Итак, действительно настала зима.
Светло — серая омела на засохших деревьях не радует больше, так же, как и коричневые, матовые, мелкие листья на ветвях буков.
И эти голые, скудные, жалкие и все же трогательные, светло-серые, тонкие ветки берез.
И этот грустный ветер, который собирает среди иссохших останков все, что может еще собрать.
И это обычно поэтическое противоречие между скудной зимой и богатым, обильным летом, и тот мистический крик вдали какого-то голодающего животного, или замерзающего, или убиваемого!
И эта нечаянная радость, что на одной ветке ярко-красные ягоды, покрытые густым снегом, скромно противостоят зимней белизне. Они остаются все же оранжево-красными.
И этот ранний, романтический вечер со своей еще углубленной тишиной в этой и без того глубокой тиши зимнего ландшафта!
Значит, действительно, в первый раз во мне настоящая зима, если все уже давно по какой-то причине стало безразличным.

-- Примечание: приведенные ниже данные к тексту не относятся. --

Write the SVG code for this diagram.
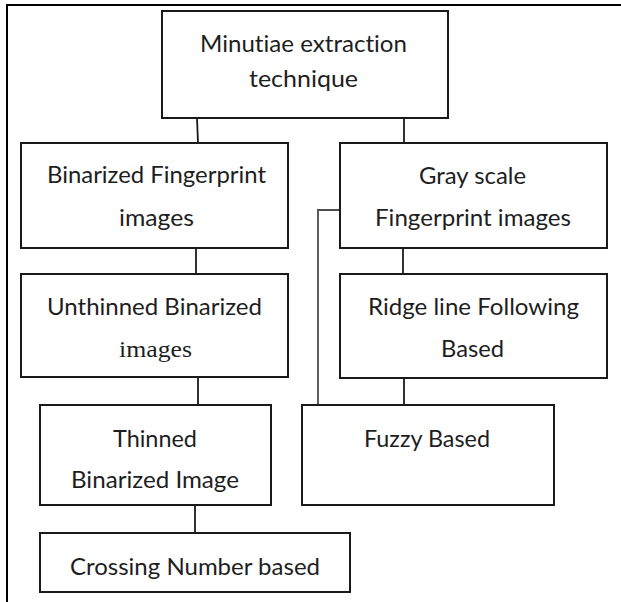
<svg xmlns="http://www.w3.org/2000/svg" width="621" height="602" viewBox="0 0 621 602">
  <style>
    .box { fill: #ffffff; stroke: #1a1a1a; stroke-width: 2; }
    .frame { fill: none; stroke: #000000; stroke-width: 2; }
    .link { fill: none; stroke: #1a1a1a; stroke-width: 1.8; }
    .label { font-family: Lato, "Open Sans", "Liberation Sans", sans-serif; font-size: 24px; fill: #1e1e1e; text-anchor: middle; font-variant-ligatures: none; }
    .serif { font-family: "Liberation Serif", "DejaVu Serif", serif; font-size: 23px; fill: #1e1e1e; text-anchor: middle; }
  </style>

  <rect width="621" height="602" fill="#ffffff"/>

  <!-- page frame: top and left rules only -->
  <polyline class="frame" points="7,602 7,5 621,5"/>

  <!-- connectors -->
  <g id="connectors">
    <line class="link" x1="197" y1="118" x2="198" y2="143"/>
    <line class="link" x1="404" y1="118" x2="404" y2="143"/>
    <line class="link" x1="196" y1="248" x2="196" y2="274"/>
    <line class="link" x1="403" y1="248" x2="403" y2="274"/>
    <line class="link" x1="198" y1="377" x2="198" y2="405"/>
    <line class="link" x1="404" y1="378" x2="404" y2="405"/>
    <line class="link" x1="195" y1="505" x2="195" y2="533"/>
    <polyline class="link" points="342,210 318,210 318,405" style="stroke:#4d4d4d"/>
  </g>

  <g id="minutiae-extraction">
    <rect class="box" x="162" y="11" width="286" height="107"/>
    <text class="label" x="303.5" y="52" textLength="207" lengthAdjust="spacingAndGlyphs">Minutiae extraction</text>
    <text class="label" x="303.5" y="87" textLength="109" lengthAdjust="spacingAndGlyphs">technique</text>
  </g>

  <g id="binarized-fingerprint">
    <rect class="box" x="21" y="143" width="267" height="105"/>
    <text class="label" x="156.5" y="183" textLength="219" lengthAdjust="spacingAndGlyphs">Binarized Fingerprint</text>
    <text class="label" x="156.5" y="226" textLength="75" lengthAdjust="spacingAndGlyphs">images</text>
  </g>

  <g id="gray-scale-fingerprint">
    <rect class="box" x="340" y="143" width="267" height="105"/>
    <text class="label" x="472.5" y="184" textLength="107" lengthAdjust="spacingAndGlyphs">Gray scale</text>
    <text class="label" x="473" y="226" textLength="196" lengthAdjust="spacingAndGlyphs">Fingerprint images</text>
  </g>

  <g id="unthinned-binarized">
    <rect class="box" x="21" y="274" width="267" height="103"/>
    <text class="label" x="154.5" y="315" textLength="215" lengthAdjust="spacingAndGlyphs">Unthinned Binarized</text>
    <text class="serif" x="155.5" y="357" textLength="73" lengthAdjust="spacingAndGlyphs">images</text>
  </g>

  <g id="ridge-line-following">
    <rect class="box" x="340" y="274" width="267" height="104"/>
    <text class="label" x="473.5" y="315" textLength="211" lengthAdjust="spacingAndGlyphs">Ridge line Following</text>
    <text class="label" x="472.5" y="357" textLength="63" lengthAdjust="spacingAndGlyphs">Based</text>
  </g>

  <g id="thinned-binarized">
    <rect class="box" x="40" y="405" width="231" height="100"/>
    <text class="label" x="155" y="447" textLength="84" lengthAdjust="spacingAndGlyphs">Thinned</text>
    <text class="label" x="155" y="488" textLength="168" lengthAdjust="spacingAndGlyphs">Binarized Image</text>
  </g>

  <g id="fuzzy-based">
    <rect class="box" x="302" y="405" width="252" height="100"/>
    <text class="label" x="427" y="447" textLength="126" lengthAdjust="spacingAndGlyphs">Fuzzy Based</text>
  </g>

  <g id="crossing-number">
    <rect class="box" x="40" y="533" width="310" height="59"/>
    <text class="label" x="195" y="575" textLength="250" lengthAdjust="spacingAndGlyphs">Crossing Number based</text>
  </g>
</svg>
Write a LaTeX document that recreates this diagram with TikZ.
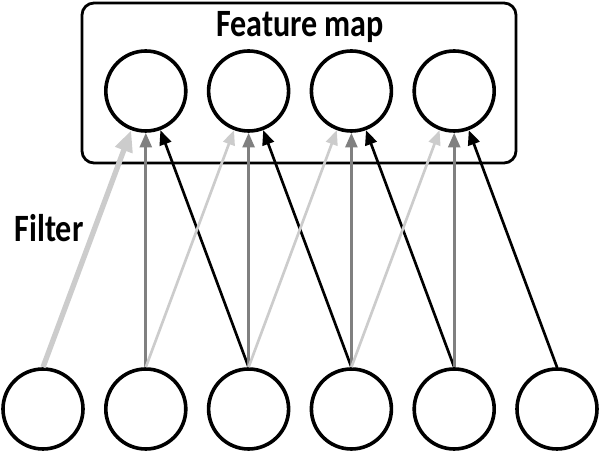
\documentclass[tikz,border=0pt]{standalone}
\usepackage{fontspec}
\setmainfont{Carlito}
\newfontfamily\labelfont[FakeStretch=0.83]{Carlito}
\usetikzlibrary{arrows.meta}
\begin{document}
\begin{tikzpicture}[x=0.75pt,y=0.75pt,unit node/.style={draw=black, circle, line width=2.7pt, minimum size=60pt, inner sep=0pt, fill=white},map box/.style={draw=black, line width=2.1pt, rounded corners=9pt},title node/.style={font=\labelfont\fontsize{29}{34}\selectfont\bfseries, anchor=base, inner sep=0pt},light link/.style={draw=black!20, line width=2pt, -{Triangle[length=11pt, width=9pt]}},mid link/.style={draw=black!50, line width=2pt, -{Triangle[length=11pt, width=9pt]}},dark link/.style={draw=black, line width=2pt, -{Triangle[length=11pt, width=9pt]}},filter link/.style={draw=black!20, line width=4pt, -{Triangle[length=16pt, width=13pt]}}]%
\path[use as bounding box] (0,0) rectangle (600,453);%
  % Feature map box%
\draw[map box] (82,290) rectangle (516,450);%
\node[title node] (maptitle) at (300,416) {Feature map};%
  % Feature map units%
\node[unit node] (t1) at (145.8,362) {};%
\node[unit node] (t2) at (248.6,362) {};%
\node[unit node] (t3) at (351.4,362) {};%
\node[unit node] (t4) at (454.2,362) {};%
  % Input units%
\node[unit node] (b1) at (43.0,44) {};%
\node[unit node] (b2) at (145.8,44) {};%
\node[unit node] (b3) at (248.6,44) {};%
\node[unit node] (b4) at (351.4,44) {};%
\node[unit node] (b5) at (454.2,44) {};%
\node[unit node] (b6) at (557.0,44) {};%
  % Filter label%
\node[title node] (filter) at (49,211) {Filter};%
  % Links into unit 1%
\draw[filter link] (b1.north) -- (t1);%
\draw[mid link] (b2.north) -- (t1);%
\draw[dark link] (b3.north) -- (t1);%
  % Links into unit 2%
\draw[light link] (b2.north) -- (t2);%
\draw[mid link] (b3.north) -- (t2);%
\draw[dark link] (b4.north) -- (t2);%
  % Links into unit 3%
\draw[light link] (b3.north) -- (t3);%
\draw[mid link] (b4.north) -- (t3);%
\draw[dark link] (b5.north) -- (t3);%
  % Links into unit 4%
\draw[light link] (b4.north) -- (t4);%
\draw[mid link] (b5.north) -- (t4);%
\draw[dark link] (b6.north) -- (t4);%
\end{tikzpicture}
\end{document}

И почему это во мне зима?!
Потому что Мария Сюзанна не пишет в течение восьми дней.
Значит, я такой же, как все?! Нет! Разве вы знаете Марию Сюзанну?! Нет! А мне известны ваши Анны, Берты, Греты, Фанни, Эммы и носительницы всех прочих имен.

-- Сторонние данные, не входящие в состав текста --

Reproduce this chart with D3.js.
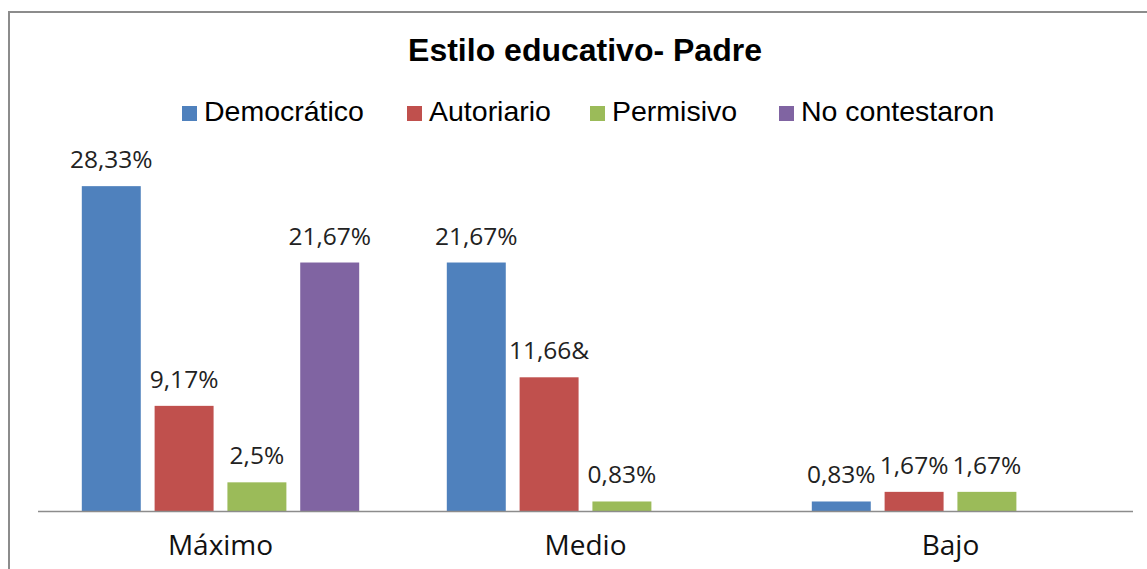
<!DOCTYPE html>
<html>
<head>
<meta charset="utf-8">
<script src="https://cdn.jsdelivr.net/npm/d3@7"></script>
<style>
  body { margin: 0; background: #fff; }
</style>
</head>
<body>
<div id="chart"></div>
<script>
// Estilo educativo - Padre
const categories = ["Máximo", "Medio", "Bajo"];
const seriesNames = ["Democrático", "Autoriario", "Permisivo", "No contestaron"];
const colors = ["#4f81bd", "#c0504d", "#9bbb59", "#8064a2"];
// values per series, in category order (null = no bar)
const democratico = [28.33, 21.67, 0.83];
const autoriario = [9.17, 11.66, 1.67];
const permisivo = [2.5, 0.83, 1.67];
const noContestaron = [21.67, null, null];
// labels as printed on the chart
const labelsDemocratico = ["28,33%", "21,67%", "0,83%"];
const labelsAutoriario = ["9,17%", "11,66&", "1,67%"];
const labelsPermisivo = ["2,5%", "0,83%", "1,67%"];
const labelsNoContestaron = ["21,67%", "", ""];

const values = [democratico, autoriario, permisivo, noContestaron];
const labels = [labelsDemocratico, labelsAutoriario, labelsPermisivo, labelsNoContestaron];

const width = 1147, height = 569;
const svg = d3.select("#chart").append("svg")
    .attr("width", width)
    .attr("height", height);

// chart frame
svg.append("rect")
    .attr("x", 9).attr("y", 12)
    .attr("width", 1160).attr("height", 580)
    .attr("fill", "#fff")
    .attr("stroke", "#8c8c8c")
    .attr("stroke-width", 2);

svg.append("text")
    .attr("x", 585).attr("y", 61)
    .attr("text-anchor", "middle")
    .attr("font-family", "Liberation Sans, Arial, sans-serif")
    .attr("font-weight", "bold")
    .attr("font-size", 32)
    .text("Estilo educativo- Padre");

// legend
const legendX = [182, 407, 590, 779];
const legend = svg.append("g");
seriesNames.forEach((name, i) => {
    legend.append("rect")
        .attr("x", legendX[i]).attr("y", 106)
        .attr("width", 15).attr("height", 15)
        .attr("fill", colors[i]);
    legend.append("text")
        .attr("x", legendX[i] + 22).attr("y", 121)
        .attr("font-family", "Liberation Sans, Arial, sans-serif")
        .attr("font-size", 28.5)
        .text(name);
});

const x0 = d3.scaleBand()
    .domain(categories)
    .range([38, 1133])
    .paddingInner(0.24)
    .paddingOuter(0.12);

const x1 = d3.scaleBand()
    .domain(d3.range(seriesNames.length))
    .range([0, x0.bandwidth()])
    .paddingInner(0.19);

const y = d3.scaleLinear()
    .domain([0, 30])
    .range([511, 167]);

const groups = svg.selectAll("g.cat")
    .data(categories)
    .enter().append("g")
    .attr("class", "cat")
    .attr("transform", d => `translate(${x0(d)},0)`);

groups.each(function (cat, ci) {
    const g = d3.select(this);
    seriesNames.forEach((s, si) => {
        const v = values[si][ci];
        if (v == null) return;
        g.append("rect")
            .attr("x", x1(si))
            .attr("y", y(v))
            .attr("width", x1.bandwidth())
            .attr("height", y(0) - y(v))
            .attr("fill", colors[si]);
        g.append("text")
            .attr("x", x1(si) + x1.bandwidth() / 2)
            .attr("y", y(v) - 18)
            .attr("text-anchor", "middle")
            .attr("font-family", "Open Sans, Noto Sans, sans-serif")
            .attr("font-size", 24.5)
            .attr("fill", "#222")
            .text(labels[si][ci]);
    });
});

// category axis
const xAxis = svg.append("g")
    .attr("transform", `translate(0,${y(0)})`)
    .call(d3.axisBottom(x0).tickSize(0).tickSizeOuter(0));
xAxis.select(".domain")
    .attr("stroke", "#8c8c8c")
    .attr("stroke-width", 1.5)
    .attr("d", "M38,0.5H1133");
xAxis.selectAll("text")
    .attr("y", 44)
    .attr("dy", 0)
    .attr("font-family", "Open Sans, Noto Sans, sans-serif")
    .attr("font-size", 28)
    .attr("fill", "#111");
</script>
</body>
</html>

Из-за кого теряешь радость жизни, из-за кого, — вот что единственно важно.
Не всякая может меня сделать бесчувственным и полным отчаянья. И заставить меня забыть тихое великолепие зимы.
Любовь — это болезнь, но такая, которая драгоценнее, нежели минувшее сытое, тусклое, спокойное здоровье.
Благо душевно заболевшим из-за той, которая достойна страданий!